You Are Not Fooling Anyone
The people sitting across from you in a casino interview are not HR generalists reading through a stack of applications and taking CVs at face value. They are experienced gaming professionals who have spent years, sometimes decades, standing at the edge of tables watching dealers work. They have seen every level of skill and every nervous tell and every sign of real competence. They know what two years of dealing looks like, and what five years looks like. They know the difference the moment they watch you handle chips.
This is what makes the table test such an equaliser. You can write whatever you like on a CV, but the moment you sit down and start dealing, the story you told on paper either holds up or it does not. The way you cut chips, the way you pitch cards, the pace of your mechanics under mild pressure, all of it communicates your actual experience in a language no amount of creative writing can override. A manager who has run table tests for ten years has seen dealers attempt to perform above their level hundreds of times. They are not fooled. They are simply taking mental notes.
What makes this especially worth understanding is that getting caught does not just cost you the job you were applying for. It raises a much broader question in the mind of the person interviewing you: if this person was not honest about their experience, what else are they not being honest about? This is an industry built on trust. Employees handle cash, manage high stakes disputes, and are expected to operate with integrity under pressure. That question is not a small one. It follows you.
Casinos Are Built on Trust
It is worth pausing on this point, because it is easy to underestimate how seriously the gaming industry takes honesty as a baseline professional requirement. Casinos handle enormous volumes of money every single day. They operate under strict regulatory frameworks. They employ people in roles where the temptation and the opportunity to act dishonestly are never far away. The character of the people they hire matters enormously. In many ways, it matters more than any individual skill set.
When a casino hires a dealer, they are making a bet on a person. They are placing that person in front of guests, in charge of game integrity, in a position where their conduct directly affects revenue and reputation. A dealer who is technically average but trustworthy is, in most operators’ eyes, a safer investment than a dealer who is technically impressive but has already shown a willingness to misrepresent themselves when it is convenient. The skills can be developed. The honesty either exists from the beginning or it does not.
This is the context in which your CV lands on a hiring manager’s desk. They are not just assessing your games and your years of experience.
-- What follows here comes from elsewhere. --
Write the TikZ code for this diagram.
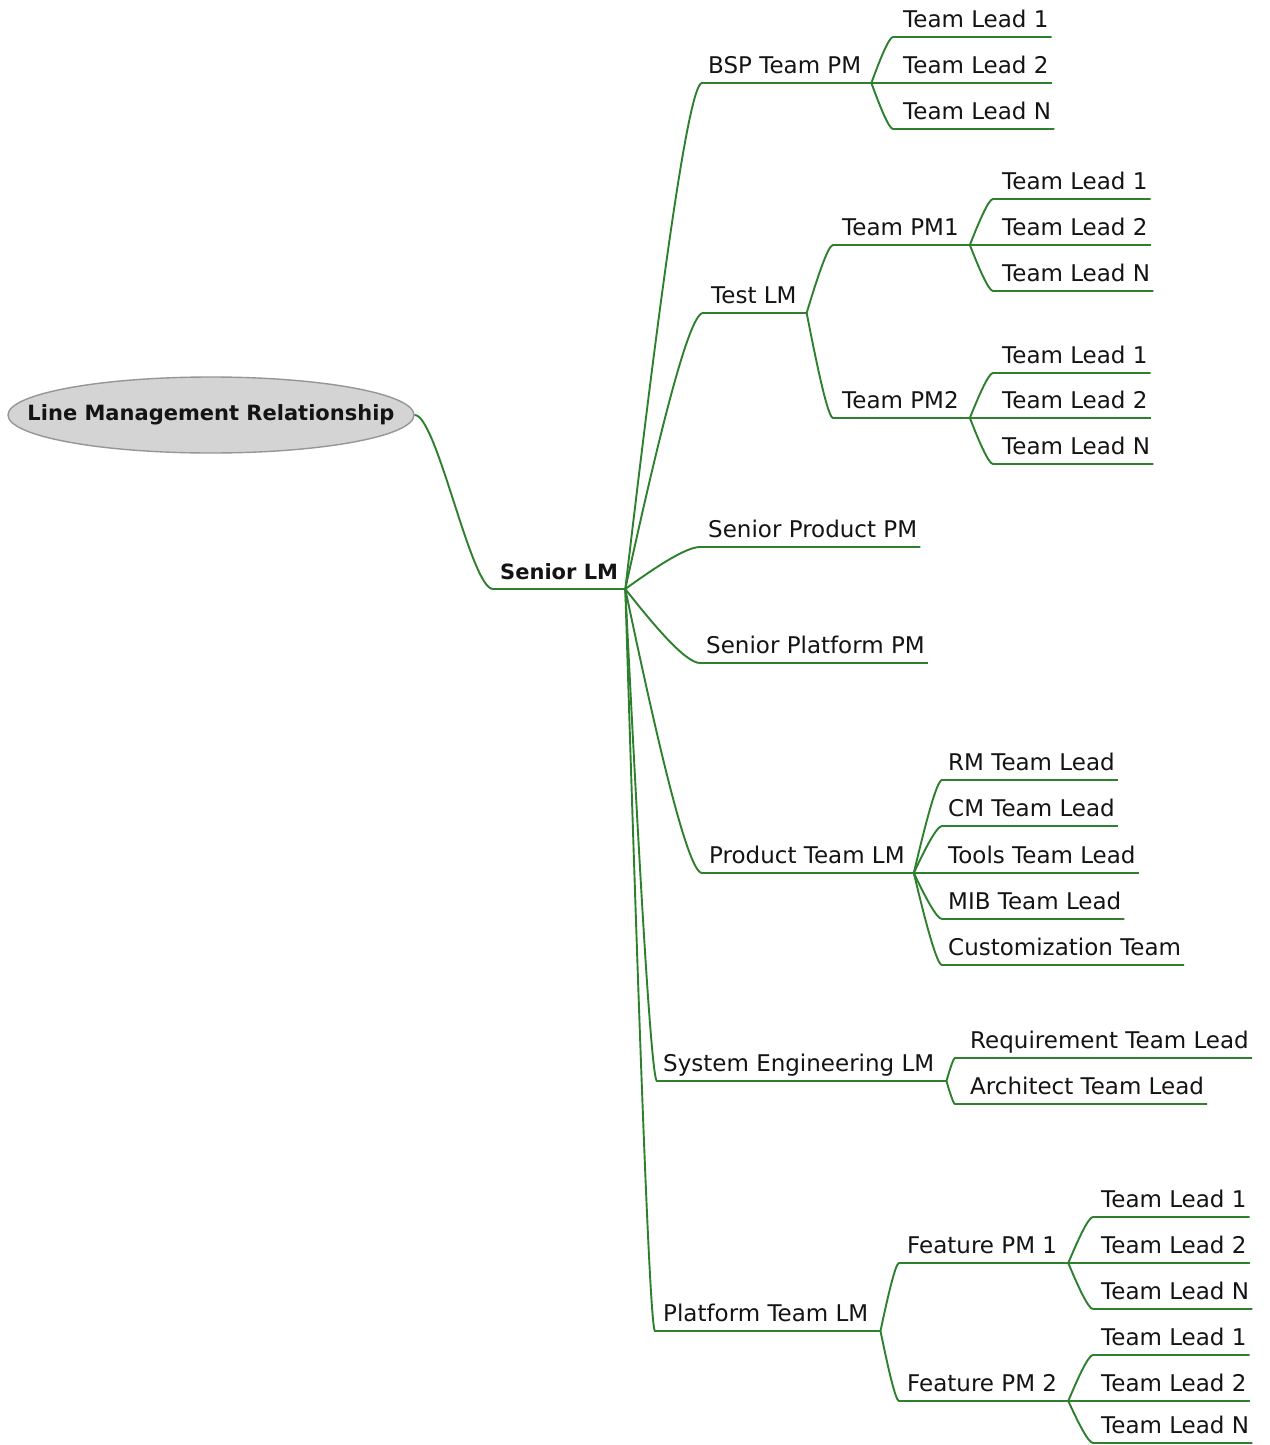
\documentclass[tikz,border=0pt]{standalone}
\usepackage{fontspec}
\setmainfont{DejaVu Sans}
\usetikzlibrary{shapes.geometric,calc}
\definecolor{lnk}{RGB}{46,128,46}
\definecolor{rootfill}{RGB}{212,212,212}
\definecolor{rootline}{RGB}{150,150,150}
\definecolor{txt}{RGB}{20,20,20}
\newcommand\tlfont{\fontsize{23}{27}\selectfont}
\newcommand\bdfont{\fontsize{21}{25}\selectfont\bfseries}
\newcommand\link[2]{%
  \draw[conn] let \p1=(#1.south east), \p2=(#2.south west) in
    (\p1) .. controls ({\x1+0.35*(\x2-\x1)},{\y1+0.45*(\y2-\y1)}) and ({\x2-0.2*(\x2-\x1)},{\y2}) .. (\p2) -- (#2.south east);}
\begin{document}
\begin{tikzpicture}[x=1pt,y=-1pt,
  conn/.style={draw=lnk,line width=1.9pt},
  topic/.style={font=\tlfont,text=txt,inner sep=0pt,anchor=south west,text height=17pt,text depth=9pt},
  boldtopic/.style={topic,font=\bdfont},
  rootnode/.style={ellipse,draw=rootline,line width=1.4pt,fill=rootfill,minimum width=406pt,minimum height=76pt,inner xsep=-80pt,inner ysep=0pt,font=\bdfont,text=txt}]
\useasboundingbox[fill=white] (0,0) rectangle (1269,1445);

% root and centre
\node[rootnode] (root) at (211,415) {Line Management Relationship};
\node[boldtopic] (senior) at (493,589) {\hspace*{7pt}Senior LM\hspace*{7pt}};

% level 1
\node[topic] (bsp) at (702,83) {\hspace*{6pt}BSP Team PM\hspace*{10pt}};
\node[topic] (test) at (703,313) {\hspace*{8pt}Test LM\hspace*{10pt}};
\node[topic] (sprod) at (700,547) {\hspace*{8pt}Senior Product PM\hspace*{3pt}};
\node[topic] (splat) at (700,663) {\hspace*{6pt}Senior Platform PM\hspace*{3pt}};
\node[topic] (prodlm) at (702,873) {\hspace*{7pt}Product Team LM\hspace*{9pt}};
\node[topic] (syseng) at (657,1081) {\hspace*{6pt}System Engineering LM\hspace*{12pt}};
\node[topic] (platlm) at (655,1331) {\hspace*{8pt}Platform Team LM\hspace*{12pt}};

% BSP team leads
\node[topic] (bspA) at (893,37) {\hspace*{10pt}Team Lead 1\hspace*{3pt}};
\node[topic] (bspB) at (893,83) {\hspace*{10pt}Team Lead 2\hspace*{3pt}};
\node[topic] (bspN) at (893,129) {\hspace*{10pt}Team Lead N\hspace*{3pt}};

% Test LM
\node[topic] (pmone) at (833,245) {\hspace*{9pt}Team PM1\hspace*{11pt}};
\node[topic] (pmtwo) at (833,418) {\hspace*{9pt}Team PM2\hspace*{11pt}};
\node[topic] (pmoneA) at (993,199) {\hspace*{9pt}Team Lead 1\hspace*{3pt}};
\node[topic] (pmoneB) at (993,245) {\hspace*{9pt}Team Lead 2\hspace*{3pt}};
\node[topic] (pmoneN) at (993,291) {\hspace*{9pt}Team Lead N\hspace*{3pt}};
\node[topic] (pmtwoA) at (993,373) {\hspace*{9pt}Team Lead 1\hspace*{3pt}};
\node[topic] (pmtwoB) at (993,418) {\hspace*{9pt}Team Lead 2\hspace*{3pt}};
\node[topic] (pmtwoN) at (993,464) {\hspace*{9pt}Team Lead N\hspace*{3pt}};

% Product Team LM
\node[topic] (rm) at (942,780) {\hspace*{6pt}RM Team Lead\hspace*{3pt}};
\node[topic] (cm) at (942,826) {\hspace*{6pt}CM Team Lead\hspace*{3pt}};
\node[topic] (tools) at (942,873) {\hspace*{6pt}Tools Team Lead\hspace*{3pt}};
\node[topic] (mib) at (942,919) {\hspace*{6pt}MIB Team Lead\hspace*{3pt}};
\node[topic] (cust) at (942,965) {\hspace*{6pt}Customization Team\hspace*{3pt}};

% System Engineering LM
\node[topic] (req) at (955,1058) {\hspace*{15pt}Requirement Team Lead\hspace*{3pt}};
\node[topic] (arch) at (955,1104) {\hspace*{15pt}Architect Team Lead\hspace*{3pt}};

% Platform Team LM
\node[topic] (fpmone) at (899,1263) {\hspace*{8pt}Feature PM 1\hspace*{11pt}};
\node[topic] (fpmtwo) at (899,1401) {\hspace*{8pt}Feature PM 2\hspace*{11pt}};
\node[topic] (fpmoneA) at (1093,1217) {\hspace*{8pt}Team Lead 1\hspace*{3pt}};
\node[topic] (fpmoneB) at (1093,1263) {\hspace*{8pt}Team Lead 2\hspace*{3pt}};
\node[topic] (fpmoneN) at (1093,1309) {\hspace*{8pt}Team Lead N\hspace*{3pt}};
\node[topic] (fpmtwoA) at (1093,1355) {\hspace*{8pt}Team Lead 1\hspace*{3pt}};
\node[topic] (fpmtwoB) at (1093,1401) {\hspace*{8pt}Team Lead 2\hspace*{3pt}};
\node[topic] (fpmtwoN) at (1093,1443) {\hspace*{8pt}Team Lead N\hspace*{3pt}};

% connectors
\draw[conn] let \p1=(root.east), \p2=(senior.south west) in
  (\p1) .. controls ({\x1+22pt},{\y1}) and ({\x2-22pt},{\y2}) .. (\p2) -- (senior.south east);

\foreach \c in {bsp,test,sprod,splat,prodlm,syseng,platlm} {\link{senior}{\c}}
\foreach \c in {bspA,bspB,bspN} {\link{bsp}{\c}}
\foreach \c in {pmone,pmtwo} {\link{test}{\c}}
\foreach \c in {pmoneA,pmoneB,pmoneN} {\link{pmone}{\c}}
\foreach \c in {pmtwoA,pmtwoB,pmtwoN} {\link{pmtwo}{\c}}
\foreach \c in {rm,cm,tools,mib,cust} {\link{prodlm}{\c}}
\foreach \c in {req,arch} {\link{syseng}{\c}}
\foreach \c in {fpmone,fpmtwo} {\link{platlm}{\c}}
\foreach \c in {fpmoneA,fpmoneB,fpmoneN} {\link{fpmone}{\c}}
\foreach \c in {fpmtwoA,fpmtwoB,fpmtwoN} {\link{fpmtwo}{\c}}
\end{tikzpicture}
\end{document}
They are forming an early impression of your character. Presenting yourself accurately is the first chance you have to make that impression a good one.
You Are an Investment, and Honest Ones Pay Off Better
Every casino that hires you is making an investment. They are spending time and resources on your onboarding, your training, and your integration into the team. The longer you stay and the better you perform, the greater the return on that investment. What they are trying to assess during the hiring process is not just your current skill level. They are also looking at your potential and how likely you are to be worth that investment over time.
A dealer with one year of real experience who is transparent about exactly where they are in their development is a very attractive candidate to the right employer. The casino knows what they are getting. They can set realistic expectations, structure their training investment around what you actually need, and measure your progress against a credible baseline. When you exceed that baseline, and if you are working hard, you will, the return on their investment becomes visible and rewarding for everyone involved.
This dynamic also creates something that overstated experience can never give you: leverage. A dealer who came in honestly, performed above expectations, and showed consistent growth over time is in a very strong position when the conversation about contract conditions or a pay review comes around. They have a clear, credible story to tell. The progress is documented and the improvement is visible. There is a real argument to be made, and the employer is already inclined to reward it.
The Trap That Over Exaggeration Sets for You
Now consider the alternative. You overstate your experience on the application. Perhaps you get through the table test by performing well enough to raise no immediate red flags. You start the role at a level of expectation that exceeds where you actually are. Every shift becomes an exercise in managing the gap between what you claimed and what you can deliver. The pressure to appear more experienced than you are sits alongside every interaction and every mistake.
And when the conversation about a raise or improved conditions eventually comes, as it should for anyone who has been developing and contributing, you are in an impossible position. You cannot point to the growth you have shown, because the baseline you set was already inflated. You cannot make the case that you have exceeded expectations, because you have spent your time just trying to meet them. The leverage that honesty would have built does not exist. You have spent your early months with that employer managing a story rather than building a reputation.
It is, when you look at it clearly, a poor trade. A short term boost to how impressive your application looks, in exchange for a long term ceiling on how much growth and recognition you can claim later.
Honesty as Strategy
This is worth saying plainly, because some dealers hear the advice to be honest about their experience as a counsel of modesty, a suggestion to downplay themselves or to accept whatever is offered without negotiating. That is not the point at all. The point is that honesty is the smarter strategic choice. The ethics are a bonus.
Being transparent about your experience level, including the parts where it is still developing, puts you in a position to be assessed fairly and rewarded visibly when you outperform. It builds trust with the people you work for from the very first interaction. It positions you as someone whose word can be taken seriously and whose self assessment is reliable. Future statements about your own performance and value will carry weight.
An honest dealer with one year of experience and a real willingness to grow is, in the long run, a better hire than a dealer with three years of experience who has already shown that their integrity bends under pressure. The casino industry’s best employers know this. The best candidates understand it too.
So when you sit down to update your CV, walk into a table test, or answer the question about your background in an interview, be accurate. It is the approach that serves your career best over time. The dealers who build the strongest reputations in this industry are almost never the ones who talked their way into the best starting positions. They are the ones who came in honestly, worked harder than expected, and made themselves impossible to overlook.